Once you have your current stored as numbers, you can do a lot of cool stuff. Any sound in any digital medium is basically a spreadsheet with two extremely long columns, one for each stereo channel. In 16-bit audio, the numbers in the columns range from zero to 65,535 (2^16 – 1.) One second of stereo CD-quality audio is two lists of 44,100 numbers each. If the values of the numbers range smoothly along a sine wave that cycles four hundred forty times per second, you hear a computery beep playing concert A. If the numbers fluctuate along the pattern you get from superimposing the sine wave with another one that cycles six hundred sixty times per second, you hear two computery beeps a perfect fifth apart. Add in another sine wave doing eight hundred eighty cycles per second and you get the I-V-I power chord beloved by rock and roll.

All of the audio editing and processing that happens in Pro Tools and programs like it boils down to systematic mathematical operations on your lists of numbers. Auto-tune looks for sine wave patterns and alters them so they snap to the closest piano-key frequency. At the transistor level, Auto-tune is no different from Microsoft Excel, except that it acts a lot faster on bigger lists of numbers. Copying and pasting repeated sounds is the same procedure for the computer as copying and pasting a list of numbers or a string of text.
You need a fast computer with a capacious storage capacity to do serious audio work, but we’re lucky enough to live in an era when even a garden-variety laptop can handle good-sized Pro Tools sessions. We can Auto-tune Babsy’s vocals live through her laptop at Revival Revival shows with processor power to spare.
To turn the list of numbers back into sound, you need a digital synthesizer. The synth has various oscillators that produce analog current according to digital signals. Any computer’s sound card has both an analog-to-digital converter and a digital synthesizer built in. They probably perform adequately for most purposes: cell phone calls, video game music and sound effects, playing mp3s in noisy environments. However, if you want pro-quality digital sound, the computer’s built-in hardware is probably not going to do it for you. The computer is a noisy environment, with a lot of electromagnetic activity packed into a small space. This is not the ideal setting for accurate voltage readings. For professional audio purposes, you want a specialized piece of hardware located outside the computer case. I use an Mbox 2, Digidesign’s intro-level Pro Tools compatible device.

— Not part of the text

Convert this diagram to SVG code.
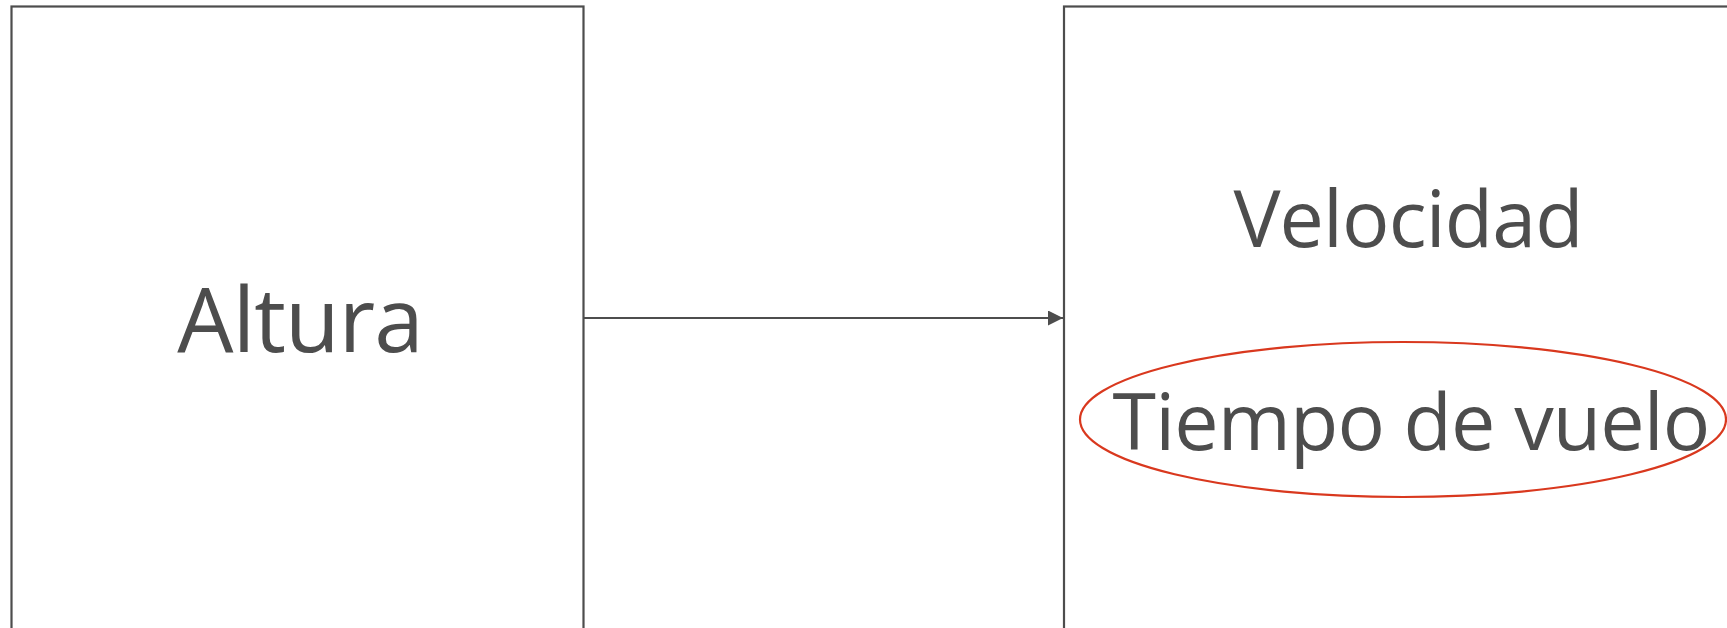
<svg xmlns="http://www.w3.org/2000/svg" width="1727" height="628" viewBox="0 0 1727 628">
  <style>
    .box { fill: #ffffff; stroke: #4d4d4d; stroke-width: 2.2; }
    .label { font-family: "Open Sans", "Liberation Sans", sans-serif; fill: #4d4d4d; text-anchor: middle; letter-spacing: -0.9px; }
    .link { stroke: #4d4d4d; stroke-width: 2.2; fill: none; }
    .focus { fill: none; stroke: #d9381e; stroke-width: 2.2; }
  </style>
  <defs>
    <marker id="arrow" viewBox="0 0 15 15" refX="15" refY="7.5" markerWidth="15" markerHeight="15" markerUnits="userSpaceOnUse" orient="auto">
      <path d="M0,0 L15,7.5 L0,15 Z" fill="#4d4d4d"/>
    </marker>
  </defs>
  <rect width="1727" height="628" fill="#ffffff"/>

  <g id="node-altura">
    <rect class="box" x="11.5" y="6.5" width="572" height="700"/>
    <text class="label" x="300" y="352" font-size="89">Altura</text>
  </g>

  <g id="node-resultados">
    <rect class="box" x="1064" y="6.5" width="700" height="700"/>
    <text class="label" x="1408" y="247" font-size="79">Velocidad</text>
    <ellipse class="focus" cx="1403" cy="419.5" rx="323" ry="77.5"/>
    <text class="label" x="1411" y="450" font-size="79" letter-spacing="-1.3">Tiempo de vuelo</text>
  </g>

  <g id="connectors">
    <line class="link" x1="584" y1="318" x2="1063" y2="318" marker-end="url(#arrow)"/>
  </g>
</svg>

The great miracle of music for me is not any particular technique or piece or performer, but just the fact that it exists at all. A single linear wave can encode all the rich complexity of all the sounds we hear. This wave is as easily translated into numbers as dollars can be translated into pizzas. Really? The complete works of Bach, Coltrane and M.I.A. can be losslessly encoded as a two-dimensional waveform? All that music is two-dimensional curves, voltage vs time, or air pressure or guitar body flexion vs time? Apparently, yes. Cool!
Our brains are stupendously adept at detecting patterns of patterns of patterns in the linear waveform of air pressure, deconstructing and comparing the component sounds that went into it. If there are multiple frequencies present simultaneously in the pattern of vibrations, we can distinguish them and, with a little training, detect the ratios between them. I feel like we’ve barely begun to scratch the surface of the artistic possibilities of mathematical operations on numerical audio data.